Art

Julie Mehretu's Seismic Cartographies

Julie Mehretu, <i>Entropia (review)</i> (2004)
Julie Mehretu, Entropia (review) (2004)

In Excavations,” Julie Mehretu dissects the history of mark making through experiments with the printing press. Curated by Siri Engberg, the exhibition is organized by Highpoint Center for Printmaking, Minneapolis and presented in the Sarah Moody Gallery of Art at the University of Alabama by Mehretu along with Cole Rogers, master printer and artistic director of Highpoint. Says Rogers: “‘Excavations’ is a comprehensive exhibition of Julie Mehretu's prints created with four publishers across the United States between 2000 and 2007. The exhibition showcases her artistic progression in this seven-year span, illustrating the importance of print as a medium to her artistic practice.”

A technical dissembling of the geo-psychological adventures unleashed on the world by the politics of colonial mapping, Mehretu utilizes etching as a kind of sculptural technique for breaking into the temporalities of painting and drawing. Searching for a finer edge, facing climate change and war, Mehretu opens up visions buried deep beneath the atelier.

Fracture (2007)

22 works are on view—pieces that include collaborations with printmakers at Highpoint Editions, Minneapolis; Crown Point Press, San Francisco; Gemini G.E.L. in Los Angeles; and Derrière L'Etoile Studios and Burnet Editions in New York City. Mehretu experiments with techniques such as chine-collé or collaging lithography with screen printing, inking in dry point and aquatint mounted on gampi or Somerset satin paper. The editions in this body of work highlight an ongoing dedication to working with traditional forms from around the world.

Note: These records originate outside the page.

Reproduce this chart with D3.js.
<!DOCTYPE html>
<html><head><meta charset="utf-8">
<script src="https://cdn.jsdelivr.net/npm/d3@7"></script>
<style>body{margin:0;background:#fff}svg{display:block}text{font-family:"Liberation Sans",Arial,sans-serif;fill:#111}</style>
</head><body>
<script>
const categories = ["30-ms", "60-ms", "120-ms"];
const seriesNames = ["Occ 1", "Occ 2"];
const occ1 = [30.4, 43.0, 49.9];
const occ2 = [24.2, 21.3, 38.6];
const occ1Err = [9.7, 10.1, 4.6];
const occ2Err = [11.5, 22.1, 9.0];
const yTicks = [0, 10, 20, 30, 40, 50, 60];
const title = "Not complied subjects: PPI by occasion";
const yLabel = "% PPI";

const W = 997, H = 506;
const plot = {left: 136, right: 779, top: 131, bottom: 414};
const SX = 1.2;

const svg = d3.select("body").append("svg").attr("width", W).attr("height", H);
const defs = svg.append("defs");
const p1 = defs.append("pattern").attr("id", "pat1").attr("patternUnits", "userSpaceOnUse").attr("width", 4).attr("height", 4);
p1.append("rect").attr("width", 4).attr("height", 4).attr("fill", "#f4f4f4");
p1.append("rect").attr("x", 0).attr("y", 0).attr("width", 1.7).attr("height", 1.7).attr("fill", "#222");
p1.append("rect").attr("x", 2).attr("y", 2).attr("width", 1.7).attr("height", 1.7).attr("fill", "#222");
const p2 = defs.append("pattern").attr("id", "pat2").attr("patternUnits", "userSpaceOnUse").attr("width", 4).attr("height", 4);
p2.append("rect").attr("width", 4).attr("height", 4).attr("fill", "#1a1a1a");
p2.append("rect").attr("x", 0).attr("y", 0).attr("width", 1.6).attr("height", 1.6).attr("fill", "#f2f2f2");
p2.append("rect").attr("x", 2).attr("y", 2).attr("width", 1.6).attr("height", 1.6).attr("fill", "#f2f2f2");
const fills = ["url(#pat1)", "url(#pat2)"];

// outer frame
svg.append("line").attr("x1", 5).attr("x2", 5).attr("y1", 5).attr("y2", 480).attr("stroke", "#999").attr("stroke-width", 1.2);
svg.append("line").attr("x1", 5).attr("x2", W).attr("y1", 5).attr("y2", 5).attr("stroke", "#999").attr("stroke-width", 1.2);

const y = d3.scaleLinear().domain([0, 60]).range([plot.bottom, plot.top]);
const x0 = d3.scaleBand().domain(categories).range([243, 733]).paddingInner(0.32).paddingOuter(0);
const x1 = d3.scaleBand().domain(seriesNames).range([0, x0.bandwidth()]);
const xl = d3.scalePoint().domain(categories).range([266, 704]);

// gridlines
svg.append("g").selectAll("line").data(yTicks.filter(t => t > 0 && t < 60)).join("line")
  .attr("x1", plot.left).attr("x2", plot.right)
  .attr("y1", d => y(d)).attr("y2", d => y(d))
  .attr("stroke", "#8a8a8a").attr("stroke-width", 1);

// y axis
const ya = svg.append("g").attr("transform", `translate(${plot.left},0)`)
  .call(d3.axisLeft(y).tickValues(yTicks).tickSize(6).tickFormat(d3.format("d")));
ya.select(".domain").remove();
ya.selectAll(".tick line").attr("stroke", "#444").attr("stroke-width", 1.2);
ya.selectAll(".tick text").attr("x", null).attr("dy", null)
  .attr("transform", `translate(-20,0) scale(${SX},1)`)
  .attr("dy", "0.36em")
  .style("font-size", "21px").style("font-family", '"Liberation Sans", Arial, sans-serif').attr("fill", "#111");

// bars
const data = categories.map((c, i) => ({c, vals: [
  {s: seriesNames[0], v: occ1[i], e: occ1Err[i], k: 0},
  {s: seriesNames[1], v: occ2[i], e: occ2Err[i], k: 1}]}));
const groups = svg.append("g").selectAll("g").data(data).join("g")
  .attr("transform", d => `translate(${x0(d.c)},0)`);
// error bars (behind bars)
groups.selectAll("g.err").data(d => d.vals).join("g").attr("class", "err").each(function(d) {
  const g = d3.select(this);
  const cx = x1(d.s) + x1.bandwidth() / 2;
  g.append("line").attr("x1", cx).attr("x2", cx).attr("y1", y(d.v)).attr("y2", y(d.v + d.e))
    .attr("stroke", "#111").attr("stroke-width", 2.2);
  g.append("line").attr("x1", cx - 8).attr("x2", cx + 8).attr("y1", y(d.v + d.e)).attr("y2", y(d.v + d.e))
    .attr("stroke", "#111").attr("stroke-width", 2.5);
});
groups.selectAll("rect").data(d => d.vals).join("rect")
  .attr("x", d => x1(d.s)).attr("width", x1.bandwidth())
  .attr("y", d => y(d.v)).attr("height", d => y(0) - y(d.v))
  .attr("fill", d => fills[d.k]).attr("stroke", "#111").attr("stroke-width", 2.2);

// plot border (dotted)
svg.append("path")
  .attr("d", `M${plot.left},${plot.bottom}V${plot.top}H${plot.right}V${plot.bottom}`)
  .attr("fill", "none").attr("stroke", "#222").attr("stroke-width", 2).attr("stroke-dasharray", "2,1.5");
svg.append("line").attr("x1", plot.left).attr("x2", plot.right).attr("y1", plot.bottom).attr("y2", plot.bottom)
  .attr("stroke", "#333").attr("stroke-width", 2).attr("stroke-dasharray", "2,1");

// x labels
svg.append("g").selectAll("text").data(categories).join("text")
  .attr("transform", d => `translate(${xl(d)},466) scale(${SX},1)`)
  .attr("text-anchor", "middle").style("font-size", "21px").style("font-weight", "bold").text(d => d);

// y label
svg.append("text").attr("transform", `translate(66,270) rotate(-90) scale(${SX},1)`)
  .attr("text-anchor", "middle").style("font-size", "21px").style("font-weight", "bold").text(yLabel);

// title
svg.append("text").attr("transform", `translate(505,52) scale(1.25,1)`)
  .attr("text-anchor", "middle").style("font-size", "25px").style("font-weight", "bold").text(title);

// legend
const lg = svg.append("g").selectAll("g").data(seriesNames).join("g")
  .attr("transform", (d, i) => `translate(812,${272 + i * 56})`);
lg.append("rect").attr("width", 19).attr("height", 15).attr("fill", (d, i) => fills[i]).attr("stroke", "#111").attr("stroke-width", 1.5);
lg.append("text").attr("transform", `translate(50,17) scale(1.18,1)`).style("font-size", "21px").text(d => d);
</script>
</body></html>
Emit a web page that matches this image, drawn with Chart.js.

Though the prints intentionally deploy notational schematics, these maps contain no easily readable legend. There are overlapping allegories invoking studies of Hudson River School horizons and lessons gleaned from Jack Whitten’s use of magnetism in his own organic cosmologies. Aerial views of city intersections double as ancient brush and river beds, while patches of clear cutting help train our ear to the ground, as it is here and now. We look closely for the rhythms of motion across the surface of the paper; what emerges is an invitation to participate, wholeheartedly, in Mehretu’s visual and sonic alchemy. Stretching the definition of surfaces to include notes on the history of painting and the movement of peoples, Mehretu parlays abstraction through etching and acid wash to urgently press the question of which way to go.

Playing against the hierarchy of fine arts and questioning our algorithmically determined futures, Mehretu creates painterly illusions of networks without paint. In a phone interview, Mehretu explained that etching copper plates stained with aquatint, then spraying them with sugarless rosin, emits “watercolor” tones onto the surface of the paper. Experiments with delicate revisions in tonal quality at different layers, on the same leaf of paper, become possible in ways foreclosed by working in pigment.

Entropia: Construction (2005)

Mehretu’s works, which will achieve epic proportions after this period of prints, allude to how a cosmopolitan’s psychic materiality is not merely made up of the number of places they call home. With the pressure of the print rollers (up to 9,300 lbs. across the entire roller, according to one collaborator), Mehretu unearths challenges that begin at the drafting table but cannot be resolved there. Ink’s fine impression on paper allows her staccato gestures to become an impassioned play with parabolas and wind currents conjuring the beauty of fractals.

In Entropia (Review), Mehretu, who loves to draw more than anything, grapples with complex questions of mapmaking and its histories across cultures, colors and surfaces. An expanse bursts open at varying speeds and curvature; this movement slowly breaks down, revealing micro-cuts of time. Fine lines seem to invoke their own forms of color intensity, expressed through the abstract layering of screen prints and stencils.

In other works, moments of bold figuration begin to prefigure canvases to come—mythical birds emerge, glyphs begin to surface, microbial forms seem to float above the picture plane. Emotive and present, cycles of seasons surge together with imaginary symbols of lost legends. In Mehretu's patient collaborations with printmakers across the country, guided by her desire to ‘rehang the world,’ the artist cleverly abstracts the fine arts away from their chemical roots. These detailed contemplations of movement on paper offer prescient considerations for what it may mean to make our own mark on the world.

“Excavations” arrives at the Sarah Moody Gallery of Art on the eve of Mehretu’s mid-career survey, which opens at the Los Angeles County Museum of Art this November and will travel to the Whitney Museum of American Art, New York, the High Museum of Art, Atlanta and the Walker Art Center, Minneapolis through 2020.

“Excavations: The Prints of Julie Mehretu” is on view at the University of Alabama’s Sarah Moody Gallery of Art through March 8, 2019.